▸ Directions for this task:
Copy out the data exactly, leaving the pictures behind.

======== Data excerpt ========

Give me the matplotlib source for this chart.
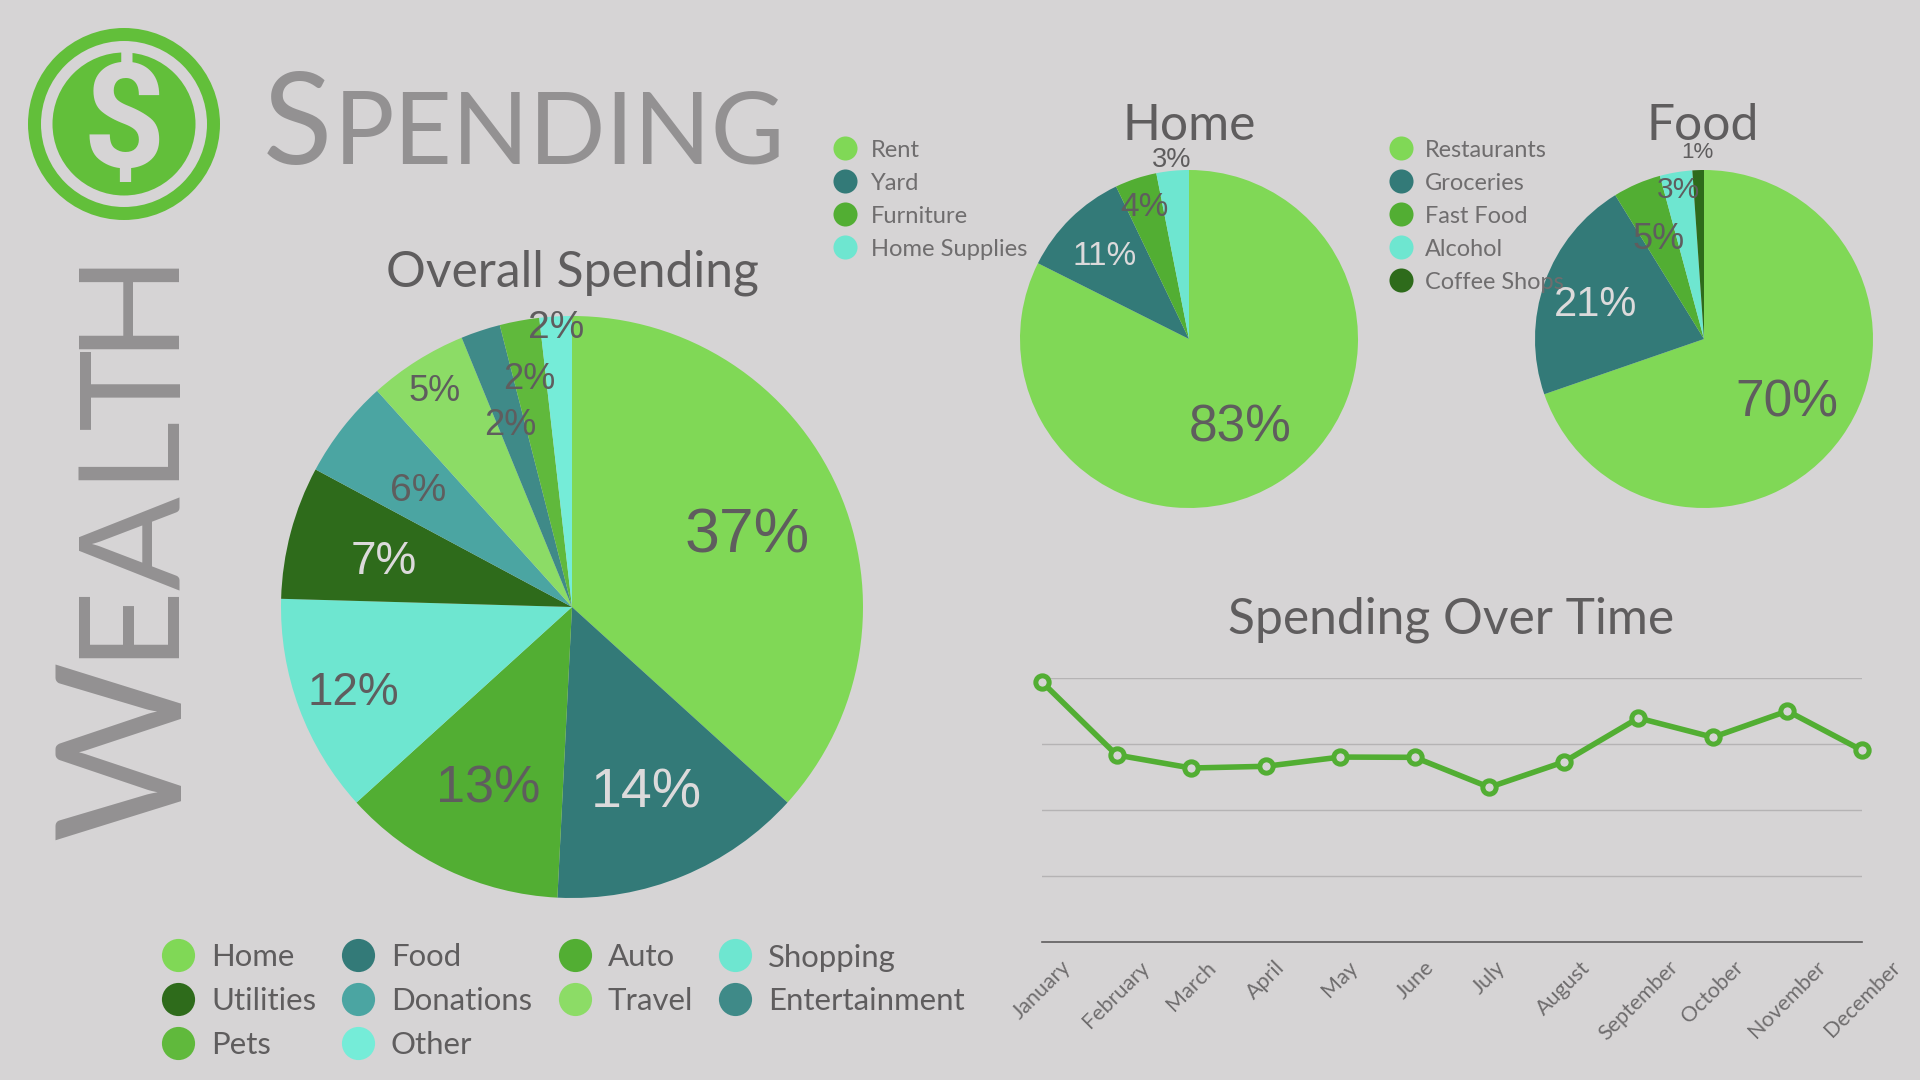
import numpy as np
import matplotlib
matplotlib.use('Agg')
import matplotlib.pyplot as plt
from matplotlib.patches import Circle

BG = '#d6d4d5'
DARK = '#5f5d5e'
LIGHT = '#dcdadb'
TITLE_GREY = '#939192'
GREEN = '#52ae33'

# overall pie
overall_names = ['Home', 'Food', 'Auto', 'Shopping', 'Utilities', 'Donations', 'Travel', 'Entertainment', 'Pets', 'Other']
overall_values = [36.8, 14.1, 12.5, 12.2, 7.4, 5.5, 5.5, 2.2, 2.2, 1.8]
overall_labels = ['37%', '14%', '13%', '12%', '7%', '6%', '5%', '2%', '2%', '2%']
overall_colors = ['#80d856', '#337a78', '#52ae33', '#6ee6d0', '#2e6b1b', '#4ba5a2', '#8cdc66', '#3f8a88', '#60b93c', '#75ecd8']
overall_dist = [.66, .67, .67, .80, .67, .67, .89, .67, .81, .975]
overall_size = [45, 40, 37.5, 33, 33, 28, 26, 26, 26, 28]
overall_text = [DARK, LIGHT, DARK, DARK, LIGHT, DARK, DARK, DARK, DARK, DARK]

# home pie
home_names = ['Rent', 'Yard', 'Furniture', 'Home Supplies']
home_values = [82.4, 10.5, 4.0, 3.1]
home_labels = ['83%', '11%', '4%', '3%']
home_colors = ['#80d856', '#337a78', '#52ae33', '#6ee6d0']
home_dist = [.58, .71, .84, 1.08]
home_size = [37, 24, 24, 19.5]
home_text = [DARK, LIGHT, DARK, DARK]

# food pie
food_names = ['Restaurants', 'Groceries', 'Fast Food', 'Alcohol', 'Coffee Shops']
food_values = [69.7, 21.5, 4.6, 3.1, 1.1]
food_labels = ['70%', '21%', '5%', '3%', '1%']
food_colors = ['#80d856', '#337a78', '#52ae33', '#6ee6d0', '#2e6b1b']
food_dist = [.60, .68, .67, .91, 1.12]
food_size = [37, 30, 26, 21.5, 16]
food_text = [DARK, LIGHT, DARK, DARK, DARK]

# line
months = ['January', 'February', 'March', 'April', 'May', 'June', 'July', 'August',
          'September', 'October', 'November', 'December']
spending = [1970, 1417, 1318, 1331, 1401, 1399, 1172, 1364, 1697, 1551, 1750, 1452]

plt.rcParams['font.family'] = ['Lato', 'DejaVu Sans']
W, H = 1920, 1080
fig = plt.figure(figsize=(W / 100, H / 100), dpi=100, facecolor=BG)


def pie(cx, cy, r, values, colors, labels, dist, sizes, text_colors):
    ax = fig.add_axes([(cx - r) / W, 1 - (cy + r) / H, 2 * r / W, 2 * r / H])
    ax.pie(values, colors=colors, startangle=90, counterclock=False, radius=1,
           wedgeprops={'linewidth': 0})
    ax.set_xlim(-1, 1)
    ax.set_ylim(-1, 1)
    ends = np.cumsum(values)
    mids = (ends - np.array(values) / 2) / sum(values) * 2 * np.pi
    for m, d, lab, s, c in zip(mids, dist, labels, sizes, text_colors):
        ax.text(d * np.sin(m), d * np.cos(m), lab, ha='center', va='center_baseline', fontsize=s,
                color=c, family=['Liberation Sans'], zorder=10)


pie(572, 607, 291, overall_values, overall_colors, overall_labels, overall_dist, overall_size, overall_text)
pie(1189, 339, 169, home_values, home_colors, home_labels, home_dist, home_size, home_text)
pie(1704, 339, 169, food_values, food_colors, food_labels, food_dist, food_size, food_text)

# spending over time
ax = fig.add_axes([1042 / W, 1 - 942 / H, 820 / W, 264 / H], facecolor='none')
ax.plot(range(12), spending, color=GREEN, lw=4, marker='o', ms=9.6, mfc=BG, mew=3.6, clip_on=False, zorder=5)
ax.set_xlim(0, 11)
ax.set_ylim(0, 2000)
ax.set_yticks([500, 1000, 1500, 2000])
ax.set_yticklabels([])
ax.yaxis.grid(True, color='#b5b3b4', lw=1)
ax.set_axisbelow(True)
ax.tick_params(length=0)
ax.set_xticks(range(12))
ax.set_xticklabels(months, rotation=45, ha='center', va='top', fontsize=15.5, color='#6f6d6e')
ax.tick_params(axis='x', pad=11)
for s in ['top', 'left', 'right']:
    ax.spines[s].set_visible(False)
ax.spines['bottom'].set_color(DARK)
ax.spines['bottom'].set_linewidth(1.2)

# everything placed by pixel: logo, headings, legends
ov = fig.add_axes([0, 0, 1, 1], facecolor='none')
ov.set_xlim(0, W)
ov.set_ylim(H, 0)
ov.axis('off')

ov.add_patch(Circle((124, 124), 96, color='#62bf3a', lw=0))
ov.add_patch(Circle((124, 124), 83, color=BG, lw=0))
ov.add_patch(Circle((124, 124), 71.5, color='#62bf3a', lw=0))
ov.text(124, 127, '$', ha='center', va='center', fontsize=104, color=BG, fontweight='bold',
        family=['Roboto'])

ov.text(263, 164, 'S', fontsize=92, color=TITLE_GREY, va='baseline')
ov.text(334, 164, 'PENDING', fontsize=72.5, color=TITLE_GREY, va='baseline')

# rotated glyphs shift sideways by their left bearing, so x differs letter by letter
wealth_letters = 'WEALTH'
wealth_x = [179, 167, 179, 167, 179, 167]
wealth_y = [749, 618, 543, 444, 388, 296]
wealth_size = [126, 100, 100, 100, 100, 100]
for letter, x, y, size in zip(wealth_letters, wealth_x, wealth_y, wealth_size):
    ov.text(x, y, letter, fontsize=size, color=TITLE_GREY, rotation=90, rotation_mode='anchor',
            ha='center', va='baseline')

ov.text(572, 273, 'Overall Spending', ha='center', va='center', fontsize=35.8, color=DARK)
ov.text(1189, 126, 'Home', ha='center', va='center', fontsize=35.8, color=DARK)
ov.text(1703, 126, 'Food', ha='center', va='center', fontsize=35.8, color=DARK)
ov.text(1451, 620, 'Spending Over Time', ha='center', va='center', fontsize=35.8, color=DARK)

# overall legend runs down then across
big_x = [178, 358, 575, 735]
big_y = [955, 999, 1043]
big_pos = [(0, 0), (1, 0), (2, 0), (3, 0), (0, 1), (1, 1), (2, 1), (3, 1), (0, 2), (1, 2)]
for name, col, (i, j) in zip(overall_names, overall_colors, big_pos):
    ov.scatter(big_x[i], big_y[j], s=570, color=col, lw=0)
    ov.text(big_x[i] + 33, big_y[j] + 2.5, name, va='center', fontsize=22.4, color=DARK)

for name, col, y in zip(home_names, home_colors, [148, 181, 214, 247]):
    ov.scatter(845, y, s=300, color=col, lw=0)
    ov.text(871, y + 2.5, name, va='center', fontsize=17.1, color='#6f6d6e')
for name, col, y in zip(food_names, food_colors, [148, 181, 214, 247, 280]):
    ov.scatter(1401, y, s=300, color=col, lw=0)
    ov.text(1425, y + 2.5, name, va='center', fontsize=16.9, color='#6f6d6e')

fig.savefig('out.png', dpi=100, facecolor=BG)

========

▸ Right answer:
Give me the matplotlib source for this chart.
import numpy as np
import matplotlib
matplotlib.use('Agg')
import matplotlib.pyplot as plt
from matplotlib.patches import Circle

BG = '#d6d4d5'
DARK = '#5f5d5e'
LIGHT = '#dcdadb'
TITLE_GREY = '#939192'
GREEN = '#52ae33'

# overall pie
overall_names = ['Home', 'Food', 'Auto', 'Shopping', 'Utilities', 'Donations', 'Travel', 'Entertainment', 'Pets', 'Other']
overall_values = [36.8, 14.1, 12.5, 12.2, 7.4, 5.5, 5.5, 2.2, 2.2, 1.8]
overall_labels = ['37%', '14%', '13%', '12%', '7%', '6%', '5%', '2%', '2%', '2%']
overall_colors = ['#80d856', '#337a78', '#52ae33', '#6ee6d0', '#2e6b1b', '#4ba5a2', '#8cdc66', '#3f8a88', '#60b93c', '#75ecd8']
overall_dist = [.66, .67, .67, .80, .67, .67, .89, .67, .81, .975]
overall_size = [45, 40, 37.5, 33, 33, 28, 26, 26, 26, 28]
overall_text = [DARK, LIGHT, DARK, DARK, LIGHT, DARK, DARK, DARK, DARK, DARK]

# home pie
home_names = ['Rent', 'Yard', 'Furniture', 'Home Supplies']
home_values = [82.4, 10.5, 4.0, 3.1]
home_labels = ['83%', '11%', '4%', '3%']
home_colors = ['#80d856', '#337a78', '#52ae33', '#6ee6d0']
home_dist = [.58, .71, .84, 1.08]
home_size = [37, 24, 24, 19.5]
home_text = [DARK, LIGHT, DARK, DARK]

# food pie
food_names = ['Restaurants', 'Groceries', 'Fast Food', 'Alcohol', 'Coffee Shops']
food_values = [69.7, 21.5, 4.6, 3.1, 1.1]
food_labels = ['70%', '21%', '5%', '3%', '1%']
food_colors = ['#80d856', '#337a78', '#52ae33', '#6ee6d0', '#2e6b1b']
food_dist = [.60, .68, .67, .91, 1.12]
food_size = [37, 30, 26, 21.5, 16]
food_text = [DARK, LIGHT, DARK, DARK, DARK]

# line
months = ['January', 'February', 'March', 'April', 'May', 'June', 'July', 'August',
          'September', 'October', 'November', 'December']
spending = [1970, 1417, 1318, 1331, 1401, 1399, 1172, 1364, 1697, 1551, 1750, 1452]

plt.rcParams['font.family'] = ['Lato', 'DejaVu Sans']
W, H = 1920, 1080
fig = plt.figure(figsize=(W / 100, H / 100), dpi=100, facecolor=BG)


def pie(cx, cy, r, values, colors, labels, dist, sizes, text_colors):
    ax = fig.add_axes([(cx - r) / W, 1 - (cy + r) / H, 2 * r / W, 2 * r / H])
    ax.pie(values, colors=colors, startangle=90, counterclock=False, radius=1,
           wedgeprops={'linewidth': 0})
    ax.set_xlim(-1, 1)
    ax.set_ylim(-1, 1)
    ends = np.cumsum(values)
    mids = (ends - np.array(values) / 2) / sum(values) * 2 * np.pi
    for m, d, lab, s, c in zip(mids, dist, labels, sizes, text_colors):
        ax.text(d * np.sin(m), d * np.cos(m), lab, ha='center', va='center_baseline', fontsize=s,
                color=c, family=['Liberation Sans'], zorder=10)


pie(572, 607, 291, overall_values, overall_colors, overall_labels, overall_dist, overall_size, overall_text)
pie(1189, 339, 169, home_values, home_colors, home_labels, home_dist, home_size, home_text)
pie(1704, 339, 169, food_values, food_colors, food_labels, food_dist, food_size, food_text)

# spending over time
ax = fig.add_axes([1042 / W, 1 - 942 / H, 820 / W, 264 / H], facecolor='none')
ax.plot(range(12), spending, color=GREEN, lw=4, marker='o', ms=9.6, mfc=BG, mew=3.6, clip_on=False, zorder=5)
ax.set_xlim(0, 11)
ax.set_ylim(0, 2000)
ax.set_yticks([500, 1000, 1500, 2000])
ax.set_yticklabels([])
ax.yaxis.grid(True, color='#b5b3b4', lw=1)
ax.set_axisbelow(True)
ax.tick_params(length=0)
ax.set_xticks(range(12))
ax.set_xticklabels(months, rotation=45, ha='center', va='top', fontsize=15.5, color='#6f6d6e')
ax.tick_params(axis='x', pad=11)
for s in ['top', 'left', 'right']:
    ax.spines[s].set_visible(False)
ax.spines['bottom'].set_color(DARK)
ax.spines['bottom'].set_linewidth(1.2)

# everything placed by pixel: logo, headings, legends
ov = fig.add_axes([0, 0, 1, 1], facecolor='none')
ov.set_xlim(0, W)
ov.set_ylim(H, 0)
ov.axis('off')

ov.add_patch(Circle((124, 124), 96, color='#62bf3a', lw=0))
ov.add_patch(Circle((124, 124), 83, color=BG, lw=0))
ov.add_patch(Circle((124, 124), 71.5, color='#62bf3a', lw=0))
ov.text(124, 127, '$', ha='center', va='center', fontsize=104, color=BG, fontweight='bold',
        family=['Roboto'])

ov.text(263, 164, 'S', fontsize=92, color=TITLE_GREY, va='baseline')
ov.text(334, 164, 'PENDING', fontsize=72.5, color=TITLE_GREY, va='baseline')

# rotated glyphs shift sideways by their left bearing, so x differs letter by letter
wealth_letters = 'WEALTH'
wealth_x = [179, 167, 179, 167, 179, 167]
wealth_y = [749, 618, 543, 444, 388, 296]
wealth_size = [126, 100, 100, 100, 100, 100]
for letter, x, y, size in zip(wealth_letters, wealth_x, wealth_y, wealth_size):
    ov.text(x, y, letter, fontsize=size, color=TITLE_GREY, rotation=90, rotation_mode='anchor',
            ha='center', va='baseline')

ov.text(572, 273, 'Overall Spending', ha='center', va='center', fontsize=35.8, color=DARK)
ov.text(1189, 126, 'Home', ha='center', va='center', fontsize=35.8, color=DARK)
ov.text(1703, 126, 'Food', ha='center', va='center', fontsize=35.8, color=DARK)
ov.text(1451, 620, 'Spending Over Time', ha='center', va='center', fontsize=35.8, color=DARK)

# overall legend runs down then across
big_x = [178, 358, 575, 735]
big_y = [955, 999, 1043]
big_pos = [(0, 0), (1, 0), (2, 0), (3, 0), (0, 1), (1, 1), (2, 1), (3, 1), (0, 2), (1, 2)]
for name, col, (i, j) in zip(overall_names, overall_colors, big_pos):
    ov.scatter(big_x[i], big_y[j], s=570, color=col, lw=0)
    ov.text(big_x[i] + 33, big_y[j] + 2.5, name, va='center', fontsize=22.4, color=DARK)

for name, col, y in zip(home_names, home_colors, [148, 181, 214, 247]):
    ov.scatter(845, y, s=300, color=col, lw=0)
    ov.text(871, y + 2.5, name, va='center', fontsize=17.1, color='#6f6d6e')
for name, col, y in zip(food_names, food_colors, [148, 181, 214, 247, 280]):
    ov.scatter(1401, y, s=300, color=col, lw=0)
    ov.text(1425, y + 2.5, name, va='center', fontsize=16.9, color='#6f6d6e')

fig.savefig('out.png', dpi=100, facecolor=BG)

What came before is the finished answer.